Other originalists have argued that the Constitution should be read like a recipe that needs to be followed precisely as one would in cooking a meal. Originalists, however, don’t appear to have spent much time in the kitchen. Real cooks seldom follow recipes strictly and any cook worth their salt would adjust a recipe on the fly to deal with the actual situation they faced in the kitchen. If you opted for a tough cut of meat, such as brisket, you would certainly opt to cook the stew a bit longer. Speaking of salt, most recipes typically end with the advice “season to taste,” so different cooks are likely to interpret that advice in light of their own experiences in the kitchen and distinct culinary traditions.

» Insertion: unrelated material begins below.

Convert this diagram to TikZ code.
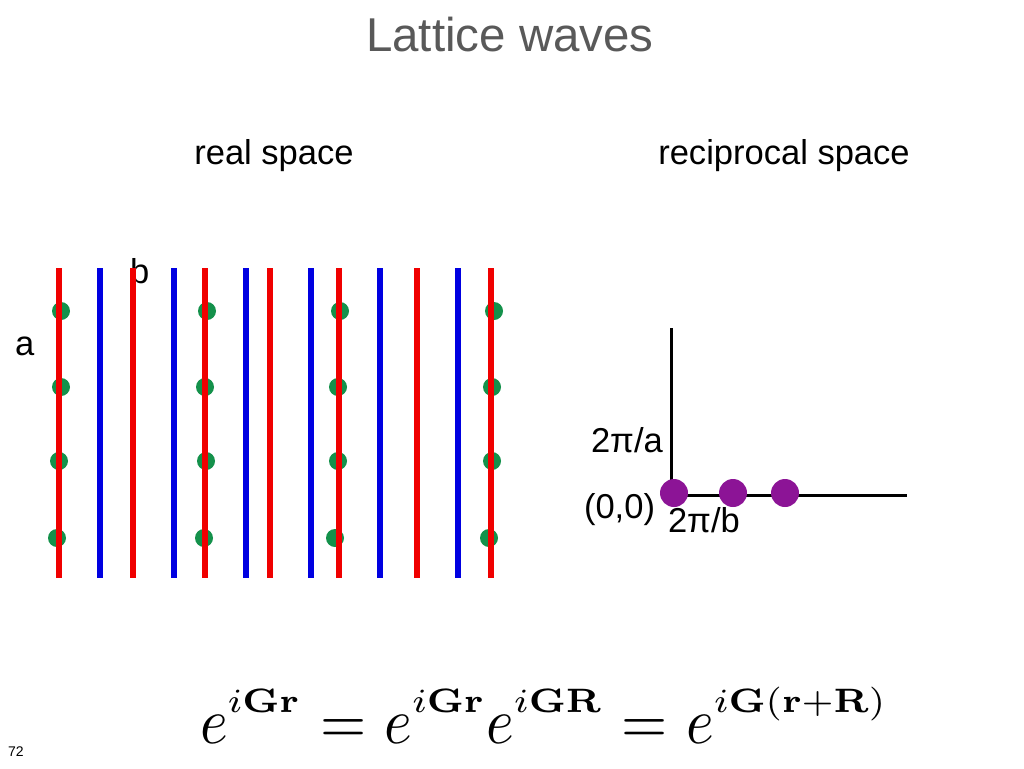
\documentclass[tikz,border=0pt]{standalone}
\usepackage[no-math]{fontspec}
\setmainfont{Liberation Sans}
\usepackage{amsmath}
\usepackage{graphicx}
\usetikzlibrary{positioning}

\newcommand\phasesup[1]{\raisebox{1.0pt}{\scalebox{0.88}[0.74]{$\scriptstyle #1$}}}
\newcommand\eqgap{\mskip0.5mu=\mskip0.5mu}

\begin{document}
\begin{tikzpicture}[x=0.75pt, y=-0.75pt,
        every node/.style={inner sep=0pt, outer sep=0pt},
        label text/.style={font=\fontsize{25.9}{31}\selectfont, anchor=base west},
        red bar/.style={draw=latticered, line width=4.7pt},
        blue bar/.style={draw=latticeblue, line width=4.7pt},
        atom/.style={circle, fill=atomgreen, minimum size=13.5pt},
        kpoint/.style={circle, fill=kpurple, minimum size=21pt},
        axis/.style={draw=black, line width=2.25pt},]

        \definecolor{latticered}{RGB}{240, 0, 0}
        \definecolor{latticeblue}{RGB}{0, 0, 225}
        \definecolor{atomgreen}{RGB}{20, 145, 75}
        \definecolor{kpurple}{RGB}{140, 20, 150}
        \definecolor{titlegray}{RGB}{89, 89, 89}

        \useasboundingbox (0,0) rectangle (1024,768);

        % headings
        \node[anchor=base, text=titlegray, font=\fontsize{35.6}{42}\selectfont] (title) at (510,51) {Lattice waves};
        \node[anchor=base, font=\fontsize{25.9}{31}\selectfont] (real) at (274,164) {real space};
        \node[anchor=base, font=\fontsize{25.9}{31}\selectfont] (recip) at (784,164) {reciprocal space};

        % real space
        \node[label text] (lb) at (130,283) {b};
        \node[label text] (la) at (15,355) {a};

        \node[atom] (a11) at (61,311) {};
        \node[atom] (a12) at (61,387) {};
        \node[atom] (a13) at (59,461) {};
        \node[atom] (a14) at (57,538) {};
        \node[atom] (a21) at (207,311) {};
        \node[atom] (a22) at (205,387) {};
        \node[atom] (a23) at (206,461) {};
        \node[atom] (a24) at (204,538) {};
        \node[atom] (a31) at (340,311) {};
        \node[atom] (a32) at (338,387) {};
        \node[atom] (a33) at (338,461) {};
        \node[atom] (a34) at (335,538) {};
        \node[atom] (a41) at (494,311) {};
        \node[atom] (a42) at (492,387) {};
        \node[atom] (a43) at (492,461) {};
        \node[atom] (a44) at (489,538) {};

        \draw[red bar] (59,268) -- (59,578);
        \draw[blue bar] (100,268) -- (100,578);
        \draw[red bar] (133,268) -- (133,578);
        \draw[blue bar] (174,268) -- (174,578);
        \draw[red bar] (205,268) -- (205,578);
        \draw[blue bar] (246,268) -- (246,578);
        \draw[red bar] (270,268) -- (270,578);
        \draw[blue bar] (311,268) -- (311,578);
        \draw[red bar] (339,268) -- (339,578);
        \draw[blue bar] (380,268) -- (380,578);
        \draw[red bar] (417,268) -- (417,578);
        \draw[blue bar] (458,268) -- (458,578);
        \draw[red bar] (491,268) -- (491,578);

        % reciprocal space
        \coordinate (origin) at (671,495);
        \coordinate (ktop) at (671,328);
        \coordinate (kright) at (907,495);
        \draw[axis] (ktop) -- (origin) -- (kright);

        \node[kpoint] (k0) at (674,493) {};
        \node[kpoint] (k1) at (733,493) {};
        \node[kpoint] (k2) at (785,493) {};

        \node[label text] (ka) at (591,452) {2π/a};
        \node[label text] (k00) at (584,518) {(0,0)};
        \node[label text] (kb) at (668,532) {2π/b};

        % formula and page number
        \node[anchor=base west] (formula) at (200,743) {\resizebox{516pt}{!}{\scalebox{1}[1.1]{$e^{\phasesup{i\mathbf{Gr}}}\eqgap e^{\phasesup{i\mathbf{Gr}}}e^{\phasesup{i\mathbf{GR}}}\eqgap e^{\phasesup{i\mathbf{G(r+R)}}}$}}};
        \node[anchor=base west, font=\fontsize{10.5}{12}\selectfont] (page) at (8,756) {72};

    \end{tikzpicture}
\end{document}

If the entire Constitution contained precise instructions, the recipe analogy might work better. But most parts of the text are not precise at all. Much of the document was deliberately crafted with open-ended language, both to allow the government to address unprecedented challenges and because compromise during the drafting of the document meant using ambiguity and vagueness in a strategic fashion, kicking many practical questions down the road to later generations. ...

It's a good survey of challenges to originalism from a historical perspective.  Originalists need to have responses to these and related points (but I think responses are available).